* **Source data**
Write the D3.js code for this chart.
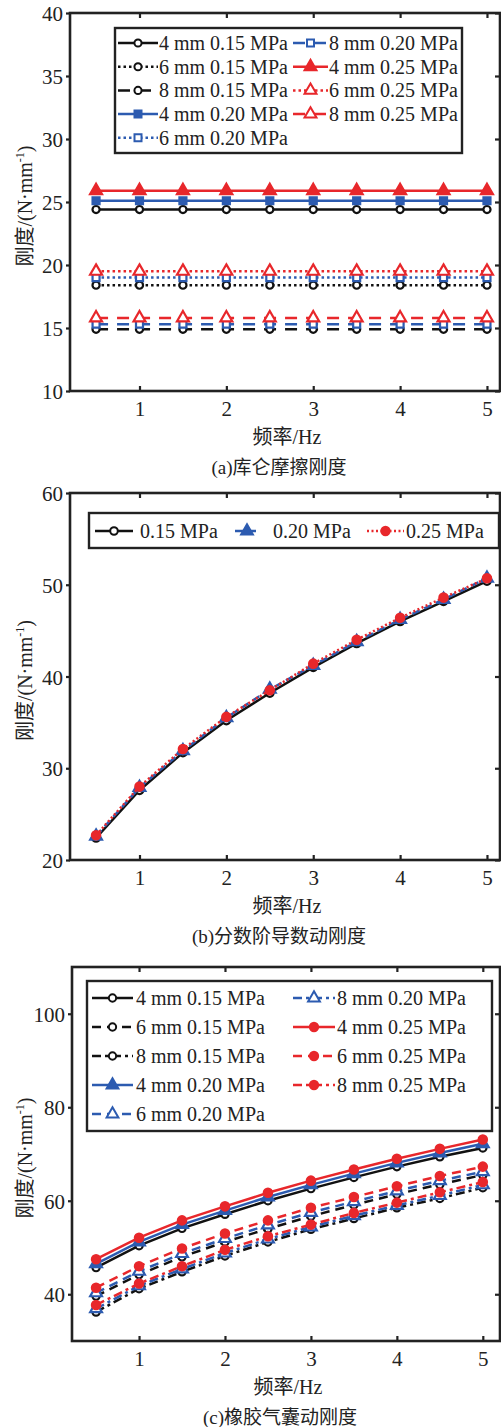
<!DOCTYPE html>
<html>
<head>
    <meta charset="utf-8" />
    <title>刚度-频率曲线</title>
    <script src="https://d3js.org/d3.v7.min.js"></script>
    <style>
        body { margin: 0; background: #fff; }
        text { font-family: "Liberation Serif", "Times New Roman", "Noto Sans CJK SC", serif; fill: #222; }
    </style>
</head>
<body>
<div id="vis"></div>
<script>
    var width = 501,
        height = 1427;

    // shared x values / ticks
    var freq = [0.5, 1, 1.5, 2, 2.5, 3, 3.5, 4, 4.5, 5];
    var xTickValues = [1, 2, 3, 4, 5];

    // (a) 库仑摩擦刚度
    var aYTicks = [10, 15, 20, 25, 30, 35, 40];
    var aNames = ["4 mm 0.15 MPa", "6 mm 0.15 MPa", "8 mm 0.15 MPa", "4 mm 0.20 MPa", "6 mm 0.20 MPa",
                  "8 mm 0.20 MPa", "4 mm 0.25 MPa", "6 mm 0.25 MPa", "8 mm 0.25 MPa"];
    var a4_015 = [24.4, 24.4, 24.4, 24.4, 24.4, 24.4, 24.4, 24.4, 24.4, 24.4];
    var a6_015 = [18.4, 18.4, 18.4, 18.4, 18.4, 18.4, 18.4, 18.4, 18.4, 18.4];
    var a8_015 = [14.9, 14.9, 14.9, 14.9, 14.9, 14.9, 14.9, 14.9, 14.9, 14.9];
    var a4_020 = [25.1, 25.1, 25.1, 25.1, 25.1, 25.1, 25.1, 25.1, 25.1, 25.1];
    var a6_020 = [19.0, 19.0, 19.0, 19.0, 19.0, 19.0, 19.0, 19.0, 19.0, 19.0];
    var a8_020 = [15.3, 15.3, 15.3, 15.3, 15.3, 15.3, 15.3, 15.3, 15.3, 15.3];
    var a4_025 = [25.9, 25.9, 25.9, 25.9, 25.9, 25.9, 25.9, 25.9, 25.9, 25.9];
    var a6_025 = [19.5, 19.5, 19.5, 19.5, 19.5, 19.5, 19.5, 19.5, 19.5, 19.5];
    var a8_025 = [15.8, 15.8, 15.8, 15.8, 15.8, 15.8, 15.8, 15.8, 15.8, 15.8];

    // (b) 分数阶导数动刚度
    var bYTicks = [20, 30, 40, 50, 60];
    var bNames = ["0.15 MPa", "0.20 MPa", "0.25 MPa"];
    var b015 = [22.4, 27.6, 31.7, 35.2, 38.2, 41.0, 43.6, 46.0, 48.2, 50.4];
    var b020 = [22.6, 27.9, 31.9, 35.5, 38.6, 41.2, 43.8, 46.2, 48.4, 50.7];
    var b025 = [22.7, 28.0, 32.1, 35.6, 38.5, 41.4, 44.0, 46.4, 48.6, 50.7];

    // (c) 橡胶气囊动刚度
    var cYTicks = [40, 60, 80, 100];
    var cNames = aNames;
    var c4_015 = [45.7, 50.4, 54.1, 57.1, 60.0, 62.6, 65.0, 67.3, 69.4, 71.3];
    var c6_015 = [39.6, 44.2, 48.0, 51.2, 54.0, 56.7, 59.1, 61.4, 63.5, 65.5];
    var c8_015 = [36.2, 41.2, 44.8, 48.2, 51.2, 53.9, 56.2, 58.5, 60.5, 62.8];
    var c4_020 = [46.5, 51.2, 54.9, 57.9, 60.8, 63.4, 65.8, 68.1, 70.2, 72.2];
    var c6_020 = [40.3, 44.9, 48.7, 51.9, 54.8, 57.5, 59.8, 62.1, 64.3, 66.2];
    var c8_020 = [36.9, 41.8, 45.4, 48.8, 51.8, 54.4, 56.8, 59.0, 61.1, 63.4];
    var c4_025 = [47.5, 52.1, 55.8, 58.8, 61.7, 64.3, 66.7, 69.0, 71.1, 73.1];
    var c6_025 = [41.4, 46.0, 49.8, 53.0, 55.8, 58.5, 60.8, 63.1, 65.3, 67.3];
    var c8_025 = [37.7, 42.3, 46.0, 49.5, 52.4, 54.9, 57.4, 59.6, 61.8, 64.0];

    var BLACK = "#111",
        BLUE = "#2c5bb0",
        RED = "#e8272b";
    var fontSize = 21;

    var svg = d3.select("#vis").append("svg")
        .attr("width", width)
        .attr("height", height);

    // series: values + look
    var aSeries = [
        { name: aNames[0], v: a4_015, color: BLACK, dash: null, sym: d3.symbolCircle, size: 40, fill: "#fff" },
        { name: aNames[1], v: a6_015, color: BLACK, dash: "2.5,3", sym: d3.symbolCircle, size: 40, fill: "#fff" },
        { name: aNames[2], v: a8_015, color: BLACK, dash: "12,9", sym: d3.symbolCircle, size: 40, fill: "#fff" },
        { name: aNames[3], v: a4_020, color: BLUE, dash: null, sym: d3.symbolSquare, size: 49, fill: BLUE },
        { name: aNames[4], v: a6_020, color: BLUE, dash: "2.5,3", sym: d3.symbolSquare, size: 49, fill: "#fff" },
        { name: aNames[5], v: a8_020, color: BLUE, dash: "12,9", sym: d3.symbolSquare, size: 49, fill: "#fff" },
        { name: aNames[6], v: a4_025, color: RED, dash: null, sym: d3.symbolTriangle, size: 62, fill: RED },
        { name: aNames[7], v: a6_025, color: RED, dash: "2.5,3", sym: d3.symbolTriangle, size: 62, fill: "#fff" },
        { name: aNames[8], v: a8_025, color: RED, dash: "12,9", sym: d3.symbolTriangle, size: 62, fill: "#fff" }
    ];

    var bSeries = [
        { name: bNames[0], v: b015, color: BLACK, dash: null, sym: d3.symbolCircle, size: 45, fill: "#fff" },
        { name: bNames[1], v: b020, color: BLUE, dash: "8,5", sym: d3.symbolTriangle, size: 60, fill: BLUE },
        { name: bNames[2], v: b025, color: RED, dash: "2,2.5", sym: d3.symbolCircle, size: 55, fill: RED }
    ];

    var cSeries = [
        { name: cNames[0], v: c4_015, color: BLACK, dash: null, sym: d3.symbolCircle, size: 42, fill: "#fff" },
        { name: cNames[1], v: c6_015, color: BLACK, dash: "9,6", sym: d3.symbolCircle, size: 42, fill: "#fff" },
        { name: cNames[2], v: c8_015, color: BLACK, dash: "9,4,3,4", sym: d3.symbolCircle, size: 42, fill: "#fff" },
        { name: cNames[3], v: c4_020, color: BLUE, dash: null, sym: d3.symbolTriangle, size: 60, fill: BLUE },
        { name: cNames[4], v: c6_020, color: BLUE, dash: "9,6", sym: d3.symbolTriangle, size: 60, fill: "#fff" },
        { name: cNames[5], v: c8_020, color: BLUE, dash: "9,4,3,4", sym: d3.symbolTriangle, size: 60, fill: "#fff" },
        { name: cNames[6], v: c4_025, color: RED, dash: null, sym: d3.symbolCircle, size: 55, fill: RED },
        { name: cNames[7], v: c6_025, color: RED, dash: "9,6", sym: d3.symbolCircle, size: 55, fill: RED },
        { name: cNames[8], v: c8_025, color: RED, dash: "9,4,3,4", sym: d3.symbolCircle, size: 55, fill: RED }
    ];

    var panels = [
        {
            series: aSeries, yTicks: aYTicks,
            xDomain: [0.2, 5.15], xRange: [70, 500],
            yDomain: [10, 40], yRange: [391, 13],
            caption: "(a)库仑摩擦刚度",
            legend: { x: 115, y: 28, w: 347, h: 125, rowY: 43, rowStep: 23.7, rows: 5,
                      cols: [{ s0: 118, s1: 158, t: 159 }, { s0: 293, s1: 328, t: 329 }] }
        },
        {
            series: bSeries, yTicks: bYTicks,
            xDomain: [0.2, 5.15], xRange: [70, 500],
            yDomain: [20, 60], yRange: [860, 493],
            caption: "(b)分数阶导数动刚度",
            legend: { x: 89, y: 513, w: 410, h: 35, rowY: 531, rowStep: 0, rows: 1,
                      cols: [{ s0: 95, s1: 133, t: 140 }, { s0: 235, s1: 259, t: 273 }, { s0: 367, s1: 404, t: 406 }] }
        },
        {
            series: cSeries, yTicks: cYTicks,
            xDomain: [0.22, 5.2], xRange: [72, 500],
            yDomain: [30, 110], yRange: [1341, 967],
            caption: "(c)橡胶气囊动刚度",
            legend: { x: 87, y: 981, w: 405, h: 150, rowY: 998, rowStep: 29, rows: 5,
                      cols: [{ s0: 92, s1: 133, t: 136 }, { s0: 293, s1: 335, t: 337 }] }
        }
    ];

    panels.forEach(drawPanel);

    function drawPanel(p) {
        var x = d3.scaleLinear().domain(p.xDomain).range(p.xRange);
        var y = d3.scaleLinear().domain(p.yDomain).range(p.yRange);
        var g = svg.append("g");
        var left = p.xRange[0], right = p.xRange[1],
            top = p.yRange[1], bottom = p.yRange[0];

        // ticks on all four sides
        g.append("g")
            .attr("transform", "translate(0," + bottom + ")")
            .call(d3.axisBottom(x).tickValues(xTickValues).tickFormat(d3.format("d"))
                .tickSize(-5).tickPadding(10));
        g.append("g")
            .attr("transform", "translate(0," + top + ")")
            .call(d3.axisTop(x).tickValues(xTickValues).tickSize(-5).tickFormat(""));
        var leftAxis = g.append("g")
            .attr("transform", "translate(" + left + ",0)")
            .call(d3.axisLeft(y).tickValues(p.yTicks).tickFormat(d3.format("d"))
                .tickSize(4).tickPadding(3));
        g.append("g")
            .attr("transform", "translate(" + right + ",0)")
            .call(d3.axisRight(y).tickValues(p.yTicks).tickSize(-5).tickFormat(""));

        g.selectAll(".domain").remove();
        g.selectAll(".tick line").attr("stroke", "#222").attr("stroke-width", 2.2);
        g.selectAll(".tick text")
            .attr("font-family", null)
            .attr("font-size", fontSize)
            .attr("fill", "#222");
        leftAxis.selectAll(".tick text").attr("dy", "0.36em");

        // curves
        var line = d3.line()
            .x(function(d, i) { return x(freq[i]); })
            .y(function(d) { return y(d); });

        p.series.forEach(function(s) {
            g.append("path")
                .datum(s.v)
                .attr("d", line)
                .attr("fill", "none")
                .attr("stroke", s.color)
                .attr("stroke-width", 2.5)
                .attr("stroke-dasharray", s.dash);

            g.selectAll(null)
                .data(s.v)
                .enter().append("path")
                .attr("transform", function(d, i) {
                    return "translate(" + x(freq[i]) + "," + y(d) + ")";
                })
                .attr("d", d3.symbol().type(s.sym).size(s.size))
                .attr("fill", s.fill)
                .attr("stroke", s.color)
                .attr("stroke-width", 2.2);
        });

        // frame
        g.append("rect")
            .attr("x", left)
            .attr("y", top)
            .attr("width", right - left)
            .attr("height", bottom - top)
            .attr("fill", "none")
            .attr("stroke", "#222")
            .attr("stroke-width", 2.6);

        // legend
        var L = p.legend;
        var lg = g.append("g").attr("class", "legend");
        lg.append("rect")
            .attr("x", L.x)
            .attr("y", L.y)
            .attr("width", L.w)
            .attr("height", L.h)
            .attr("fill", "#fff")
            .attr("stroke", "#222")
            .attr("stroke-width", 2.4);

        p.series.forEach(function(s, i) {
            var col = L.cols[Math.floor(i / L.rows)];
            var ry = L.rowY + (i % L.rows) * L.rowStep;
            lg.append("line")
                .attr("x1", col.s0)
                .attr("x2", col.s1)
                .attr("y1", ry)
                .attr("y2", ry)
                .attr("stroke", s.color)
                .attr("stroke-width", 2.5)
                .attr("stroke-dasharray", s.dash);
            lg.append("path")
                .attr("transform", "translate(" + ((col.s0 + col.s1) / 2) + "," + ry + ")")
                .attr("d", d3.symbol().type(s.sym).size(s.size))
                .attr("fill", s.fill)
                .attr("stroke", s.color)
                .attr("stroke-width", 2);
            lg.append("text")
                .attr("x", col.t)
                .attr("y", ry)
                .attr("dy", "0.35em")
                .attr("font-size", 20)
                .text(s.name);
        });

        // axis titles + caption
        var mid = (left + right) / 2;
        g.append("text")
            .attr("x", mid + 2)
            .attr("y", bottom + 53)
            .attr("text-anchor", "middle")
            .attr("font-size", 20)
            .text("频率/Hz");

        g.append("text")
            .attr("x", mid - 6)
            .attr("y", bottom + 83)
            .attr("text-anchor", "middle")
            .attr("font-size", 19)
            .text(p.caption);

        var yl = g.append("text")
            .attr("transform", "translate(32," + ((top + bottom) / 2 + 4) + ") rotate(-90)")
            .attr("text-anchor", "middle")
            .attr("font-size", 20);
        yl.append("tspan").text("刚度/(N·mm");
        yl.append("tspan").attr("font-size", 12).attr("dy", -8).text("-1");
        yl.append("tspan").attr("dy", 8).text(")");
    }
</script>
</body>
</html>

* **Do this**
Everything from the top line of the data down to and including the line with "var xTickValues = [1, 2, 3, 4, 5];" is to be copied, except the pictures.

* **Solution to this task**
Write the D3.js code for this chart.
<!DOCTYPE html>
<html>
<head>
    <meta charset="utf-8" />
    <title>刚度-频率曲线</title>
    <script src="https://d3js.org/d3.v7.min.js"></script>
    <style>
        body { margin: 0; background: #fff; }
        text { font-family: "Liberation Serif", "Times New Roman", "Noto Sans CJK SC", serif; fill: #222; }
    </style>
</head>
<body>
<div id="vis"></div>
<script>
    var width = 501,
        height = 1427;

    // shared x values / ticks
    var freq = [0.5, 1, 1.5, 2, 2.5, 3, 3.5, 4, 4.5, 5];
    var xTickValues = [1, 2, 3, 4, 5];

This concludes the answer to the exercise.